** Aim **
Only a number is expected: how many lines in the data below contain the word "standalone".

(Stored data)
.....

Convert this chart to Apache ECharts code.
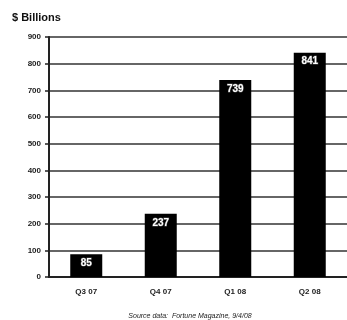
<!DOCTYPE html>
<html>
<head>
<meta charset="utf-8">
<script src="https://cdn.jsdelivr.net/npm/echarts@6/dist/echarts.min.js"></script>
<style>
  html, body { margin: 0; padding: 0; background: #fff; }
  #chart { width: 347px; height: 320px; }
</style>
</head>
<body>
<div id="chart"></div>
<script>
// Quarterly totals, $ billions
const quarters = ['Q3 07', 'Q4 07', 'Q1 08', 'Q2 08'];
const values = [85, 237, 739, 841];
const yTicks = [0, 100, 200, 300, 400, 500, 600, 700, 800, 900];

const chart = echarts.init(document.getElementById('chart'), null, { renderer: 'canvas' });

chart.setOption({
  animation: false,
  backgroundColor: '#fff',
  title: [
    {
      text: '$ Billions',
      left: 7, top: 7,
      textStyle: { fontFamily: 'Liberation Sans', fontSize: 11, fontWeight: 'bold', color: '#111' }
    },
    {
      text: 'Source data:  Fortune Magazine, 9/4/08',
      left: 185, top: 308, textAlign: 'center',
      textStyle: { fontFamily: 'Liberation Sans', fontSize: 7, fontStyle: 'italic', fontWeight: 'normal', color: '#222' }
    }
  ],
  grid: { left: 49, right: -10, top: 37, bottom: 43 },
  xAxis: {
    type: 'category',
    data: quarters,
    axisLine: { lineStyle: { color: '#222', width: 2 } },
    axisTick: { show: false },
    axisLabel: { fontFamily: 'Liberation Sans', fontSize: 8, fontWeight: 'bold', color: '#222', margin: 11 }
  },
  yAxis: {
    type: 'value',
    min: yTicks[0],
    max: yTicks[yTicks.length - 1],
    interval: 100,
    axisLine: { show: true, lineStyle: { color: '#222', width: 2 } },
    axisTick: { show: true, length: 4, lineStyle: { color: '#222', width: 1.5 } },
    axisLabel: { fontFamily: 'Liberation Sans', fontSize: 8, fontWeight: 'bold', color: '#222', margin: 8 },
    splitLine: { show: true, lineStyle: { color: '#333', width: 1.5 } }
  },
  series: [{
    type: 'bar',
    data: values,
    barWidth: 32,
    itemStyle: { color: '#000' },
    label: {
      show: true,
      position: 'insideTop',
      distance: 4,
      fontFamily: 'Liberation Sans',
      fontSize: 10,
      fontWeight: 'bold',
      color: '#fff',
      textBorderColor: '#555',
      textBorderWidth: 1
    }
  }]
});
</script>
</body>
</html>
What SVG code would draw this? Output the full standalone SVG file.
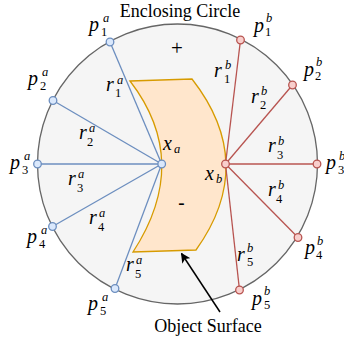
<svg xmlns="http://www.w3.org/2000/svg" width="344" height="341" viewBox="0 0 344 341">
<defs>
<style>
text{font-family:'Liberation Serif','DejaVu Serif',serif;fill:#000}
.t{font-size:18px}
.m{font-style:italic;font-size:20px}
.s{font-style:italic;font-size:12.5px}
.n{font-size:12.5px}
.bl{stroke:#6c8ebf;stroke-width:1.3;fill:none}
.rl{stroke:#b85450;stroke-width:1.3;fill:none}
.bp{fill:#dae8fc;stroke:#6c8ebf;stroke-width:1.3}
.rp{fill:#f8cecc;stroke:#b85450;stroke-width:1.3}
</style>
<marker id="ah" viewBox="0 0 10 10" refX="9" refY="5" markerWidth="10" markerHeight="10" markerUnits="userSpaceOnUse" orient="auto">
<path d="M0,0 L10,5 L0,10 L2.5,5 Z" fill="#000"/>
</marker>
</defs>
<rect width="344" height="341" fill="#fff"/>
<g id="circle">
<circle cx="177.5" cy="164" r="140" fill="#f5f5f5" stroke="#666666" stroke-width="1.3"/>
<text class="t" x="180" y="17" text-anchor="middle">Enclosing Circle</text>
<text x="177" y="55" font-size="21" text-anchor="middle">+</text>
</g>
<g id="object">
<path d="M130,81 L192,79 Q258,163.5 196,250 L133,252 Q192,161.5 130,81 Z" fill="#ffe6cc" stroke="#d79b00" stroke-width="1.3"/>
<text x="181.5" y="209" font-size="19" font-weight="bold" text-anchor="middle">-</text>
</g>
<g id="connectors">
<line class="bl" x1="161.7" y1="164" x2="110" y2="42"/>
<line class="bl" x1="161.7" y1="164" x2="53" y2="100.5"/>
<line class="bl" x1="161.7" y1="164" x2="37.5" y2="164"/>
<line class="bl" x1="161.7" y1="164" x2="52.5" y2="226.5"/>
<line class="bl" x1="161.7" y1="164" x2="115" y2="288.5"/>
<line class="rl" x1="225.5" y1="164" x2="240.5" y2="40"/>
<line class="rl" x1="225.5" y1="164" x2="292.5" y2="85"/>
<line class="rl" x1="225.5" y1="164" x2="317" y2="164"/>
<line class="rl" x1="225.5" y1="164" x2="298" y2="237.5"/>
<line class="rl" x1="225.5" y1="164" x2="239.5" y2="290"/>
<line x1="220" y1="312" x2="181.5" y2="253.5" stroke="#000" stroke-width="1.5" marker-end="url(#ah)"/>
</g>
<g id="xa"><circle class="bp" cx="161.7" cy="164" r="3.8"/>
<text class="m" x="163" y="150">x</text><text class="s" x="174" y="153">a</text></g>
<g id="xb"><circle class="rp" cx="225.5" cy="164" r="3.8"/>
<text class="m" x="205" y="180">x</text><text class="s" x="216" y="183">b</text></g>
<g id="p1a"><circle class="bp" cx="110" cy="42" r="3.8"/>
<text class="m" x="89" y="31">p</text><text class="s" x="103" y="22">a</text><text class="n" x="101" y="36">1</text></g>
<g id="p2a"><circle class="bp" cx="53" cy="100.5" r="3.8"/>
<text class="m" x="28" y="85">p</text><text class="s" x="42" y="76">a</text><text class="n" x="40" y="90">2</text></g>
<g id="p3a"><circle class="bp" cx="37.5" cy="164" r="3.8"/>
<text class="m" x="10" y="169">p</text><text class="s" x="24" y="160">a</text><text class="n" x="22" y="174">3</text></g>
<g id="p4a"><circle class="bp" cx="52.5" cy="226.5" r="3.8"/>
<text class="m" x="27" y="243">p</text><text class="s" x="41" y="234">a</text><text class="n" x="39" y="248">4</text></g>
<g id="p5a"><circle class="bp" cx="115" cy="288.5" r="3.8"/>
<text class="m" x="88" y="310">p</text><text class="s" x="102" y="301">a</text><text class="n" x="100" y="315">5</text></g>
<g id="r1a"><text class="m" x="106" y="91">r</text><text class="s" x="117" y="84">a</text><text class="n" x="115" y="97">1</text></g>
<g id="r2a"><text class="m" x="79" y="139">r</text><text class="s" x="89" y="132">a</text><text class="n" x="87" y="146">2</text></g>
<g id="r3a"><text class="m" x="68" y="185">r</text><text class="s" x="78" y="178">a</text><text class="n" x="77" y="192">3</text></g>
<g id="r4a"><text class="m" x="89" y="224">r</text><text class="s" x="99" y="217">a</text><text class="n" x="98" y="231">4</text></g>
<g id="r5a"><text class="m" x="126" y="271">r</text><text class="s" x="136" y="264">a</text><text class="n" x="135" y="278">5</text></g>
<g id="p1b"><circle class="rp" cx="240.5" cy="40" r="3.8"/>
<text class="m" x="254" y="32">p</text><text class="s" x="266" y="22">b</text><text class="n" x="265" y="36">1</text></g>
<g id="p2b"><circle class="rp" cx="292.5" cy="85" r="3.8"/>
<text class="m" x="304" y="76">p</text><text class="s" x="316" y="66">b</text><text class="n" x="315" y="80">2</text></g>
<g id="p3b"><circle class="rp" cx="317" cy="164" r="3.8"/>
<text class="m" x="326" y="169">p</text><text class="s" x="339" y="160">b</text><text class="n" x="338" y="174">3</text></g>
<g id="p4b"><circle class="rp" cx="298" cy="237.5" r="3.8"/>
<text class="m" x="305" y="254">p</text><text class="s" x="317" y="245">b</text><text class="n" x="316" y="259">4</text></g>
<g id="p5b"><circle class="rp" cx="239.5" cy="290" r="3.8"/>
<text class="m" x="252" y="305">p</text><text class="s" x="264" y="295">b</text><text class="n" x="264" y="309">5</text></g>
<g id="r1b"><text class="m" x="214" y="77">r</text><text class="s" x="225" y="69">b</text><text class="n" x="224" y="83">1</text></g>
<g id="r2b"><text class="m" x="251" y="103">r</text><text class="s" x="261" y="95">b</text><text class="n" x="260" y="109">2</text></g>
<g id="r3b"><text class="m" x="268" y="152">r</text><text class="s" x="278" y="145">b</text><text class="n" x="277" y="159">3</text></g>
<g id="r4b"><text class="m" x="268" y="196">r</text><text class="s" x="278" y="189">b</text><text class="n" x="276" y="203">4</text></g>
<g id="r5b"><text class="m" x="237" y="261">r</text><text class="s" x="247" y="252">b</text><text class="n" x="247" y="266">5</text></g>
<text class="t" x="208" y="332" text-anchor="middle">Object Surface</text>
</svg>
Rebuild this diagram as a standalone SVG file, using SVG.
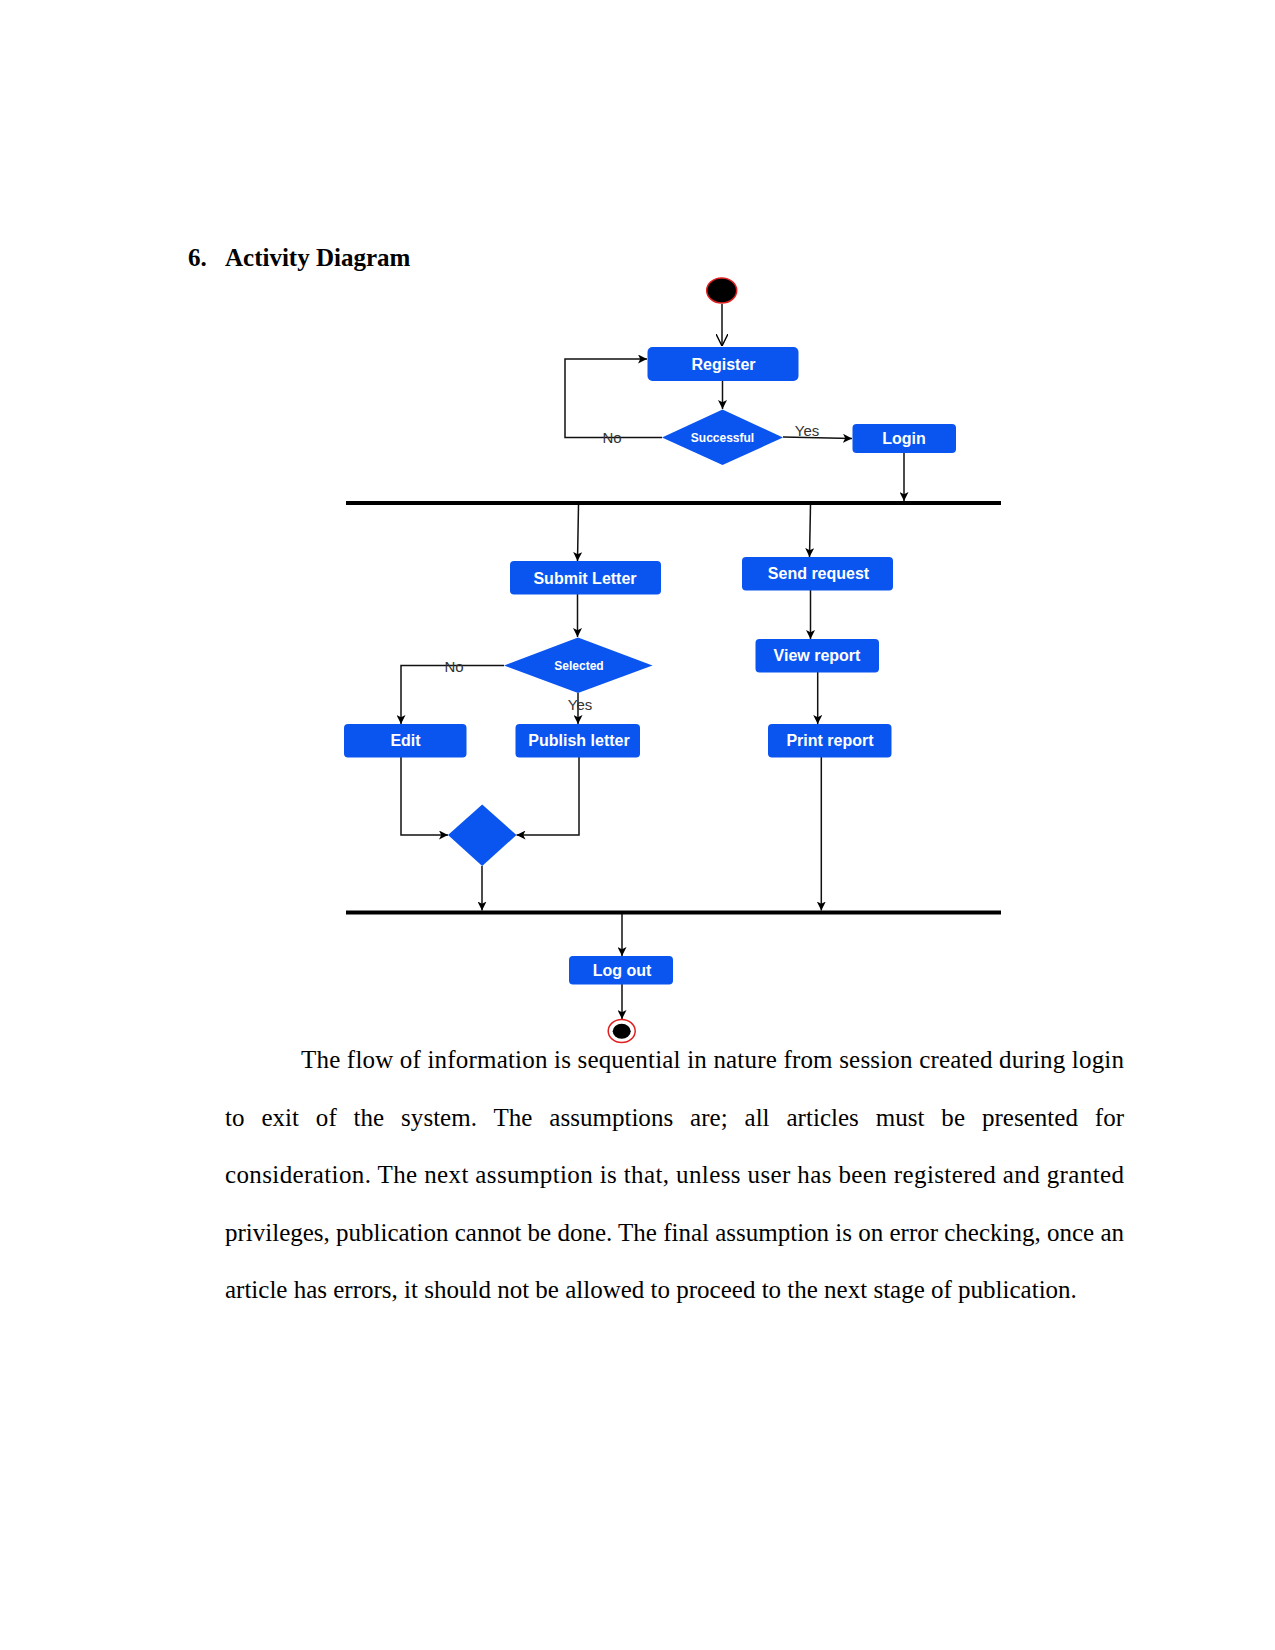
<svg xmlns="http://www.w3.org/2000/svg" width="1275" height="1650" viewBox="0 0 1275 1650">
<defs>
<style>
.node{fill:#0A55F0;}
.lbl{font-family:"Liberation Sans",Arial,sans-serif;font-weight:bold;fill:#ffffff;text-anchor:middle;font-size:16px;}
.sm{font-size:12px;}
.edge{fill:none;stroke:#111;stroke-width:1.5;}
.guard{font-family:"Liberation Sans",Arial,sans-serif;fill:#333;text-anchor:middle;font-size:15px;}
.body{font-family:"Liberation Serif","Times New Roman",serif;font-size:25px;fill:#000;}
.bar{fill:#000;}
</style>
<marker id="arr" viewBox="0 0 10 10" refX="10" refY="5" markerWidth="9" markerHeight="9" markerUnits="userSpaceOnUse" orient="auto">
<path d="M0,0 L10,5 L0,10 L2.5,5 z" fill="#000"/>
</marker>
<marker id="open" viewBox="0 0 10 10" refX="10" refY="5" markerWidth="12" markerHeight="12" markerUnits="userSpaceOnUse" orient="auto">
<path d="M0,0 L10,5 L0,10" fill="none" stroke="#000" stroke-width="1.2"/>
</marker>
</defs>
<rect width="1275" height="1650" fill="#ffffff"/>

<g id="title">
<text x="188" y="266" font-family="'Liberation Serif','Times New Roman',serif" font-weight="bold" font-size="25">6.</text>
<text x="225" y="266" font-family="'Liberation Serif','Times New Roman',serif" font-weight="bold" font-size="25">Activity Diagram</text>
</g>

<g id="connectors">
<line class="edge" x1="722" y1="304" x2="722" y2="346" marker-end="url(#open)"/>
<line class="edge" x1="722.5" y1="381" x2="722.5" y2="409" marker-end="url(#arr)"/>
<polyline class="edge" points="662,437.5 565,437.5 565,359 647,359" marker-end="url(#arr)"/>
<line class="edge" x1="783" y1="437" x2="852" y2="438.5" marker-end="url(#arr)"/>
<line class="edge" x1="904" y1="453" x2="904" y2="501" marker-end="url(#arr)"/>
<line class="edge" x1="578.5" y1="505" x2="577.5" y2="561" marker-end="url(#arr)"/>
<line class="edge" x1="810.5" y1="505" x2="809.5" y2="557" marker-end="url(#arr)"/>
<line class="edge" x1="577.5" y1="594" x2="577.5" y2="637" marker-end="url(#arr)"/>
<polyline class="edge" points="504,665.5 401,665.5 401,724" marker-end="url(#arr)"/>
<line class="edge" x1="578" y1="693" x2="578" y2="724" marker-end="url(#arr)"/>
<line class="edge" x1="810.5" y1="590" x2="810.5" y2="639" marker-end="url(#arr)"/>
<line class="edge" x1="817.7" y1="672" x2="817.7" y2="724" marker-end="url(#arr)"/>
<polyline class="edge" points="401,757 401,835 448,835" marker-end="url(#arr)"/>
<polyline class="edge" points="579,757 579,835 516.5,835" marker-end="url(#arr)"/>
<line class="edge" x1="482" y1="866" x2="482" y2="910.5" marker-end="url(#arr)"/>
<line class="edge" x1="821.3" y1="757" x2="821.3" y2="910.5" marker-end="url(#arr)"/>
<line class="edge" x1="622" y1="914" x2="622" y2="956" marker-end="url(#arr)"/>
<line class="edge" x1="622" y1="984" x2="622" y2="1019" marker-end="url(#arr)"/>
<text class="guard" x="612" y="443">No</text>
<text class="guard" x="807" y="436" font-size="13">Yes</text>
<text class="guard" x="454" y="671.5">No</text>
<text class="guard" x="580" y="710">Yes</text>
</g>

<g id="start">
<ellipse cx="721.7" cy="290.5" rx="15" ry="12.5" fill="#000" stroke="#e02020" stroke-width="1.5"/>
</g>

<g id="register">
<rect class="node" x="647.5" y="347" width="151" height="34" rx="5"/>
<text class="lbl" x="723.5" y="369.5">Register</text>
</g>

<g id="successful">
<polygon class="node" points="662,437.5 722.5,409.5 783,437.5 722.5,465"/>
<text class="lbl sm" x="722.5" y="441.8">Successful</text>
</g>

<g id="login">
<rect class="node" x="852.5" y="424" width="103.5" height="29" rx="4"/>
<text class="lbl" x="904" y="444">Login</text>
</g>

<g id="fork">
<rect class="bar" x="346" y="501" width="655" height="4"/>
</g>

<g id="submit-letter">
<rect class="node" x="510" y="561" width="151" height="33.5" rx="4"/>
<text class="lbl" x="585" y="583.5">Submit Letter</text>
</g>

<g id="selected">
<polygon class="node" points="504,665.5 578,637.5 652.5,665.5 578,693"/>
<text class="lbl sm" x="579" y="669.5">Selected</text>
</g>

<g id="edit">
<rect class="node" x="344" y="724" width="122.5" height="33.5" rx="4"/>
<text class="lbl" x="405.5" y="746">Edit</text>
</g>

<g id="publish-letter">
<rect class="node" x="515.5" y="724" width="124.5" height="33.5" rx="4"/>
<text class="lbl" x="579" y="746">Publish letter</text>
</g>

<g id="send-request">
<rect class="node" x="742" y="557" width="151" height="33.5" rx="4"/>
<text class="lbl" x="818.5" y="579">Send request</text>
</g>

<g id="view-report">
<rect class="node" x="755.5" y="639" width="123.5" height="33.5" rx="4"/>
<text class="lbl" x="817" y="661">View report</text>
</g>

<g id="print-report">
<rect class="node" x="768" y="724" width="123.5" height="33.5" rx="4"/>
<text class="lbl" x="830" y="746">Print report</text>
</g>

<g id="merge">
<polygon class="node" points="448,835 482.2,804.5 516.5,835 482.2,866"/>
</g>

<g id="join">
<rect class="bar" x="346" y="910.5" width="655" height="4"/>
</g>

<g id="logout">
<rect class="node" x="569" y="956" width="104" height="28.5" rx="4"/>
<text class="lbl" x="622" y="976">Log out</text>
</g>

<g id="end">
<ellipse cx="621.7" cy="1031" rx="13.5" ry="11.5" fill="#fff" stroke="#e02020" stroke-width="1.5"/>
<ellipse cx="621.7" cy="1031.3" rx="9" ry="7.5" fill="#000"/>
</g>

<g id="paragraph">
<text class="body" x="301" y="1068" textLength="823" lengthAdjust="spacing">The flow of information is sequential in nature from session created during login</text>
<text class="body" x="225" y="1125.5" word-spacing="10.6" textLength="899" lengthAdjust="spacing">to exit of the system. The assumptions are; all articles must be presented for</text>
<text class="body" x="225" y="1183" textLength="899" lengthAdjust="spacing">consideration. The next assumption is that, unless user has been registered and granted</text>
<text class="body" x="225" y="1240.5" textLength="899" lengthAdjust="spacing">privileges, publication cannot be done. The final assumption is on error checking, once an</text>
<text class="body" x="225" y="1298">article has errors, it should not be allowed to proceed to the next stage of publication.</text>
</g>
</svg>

.....

** Reply **
2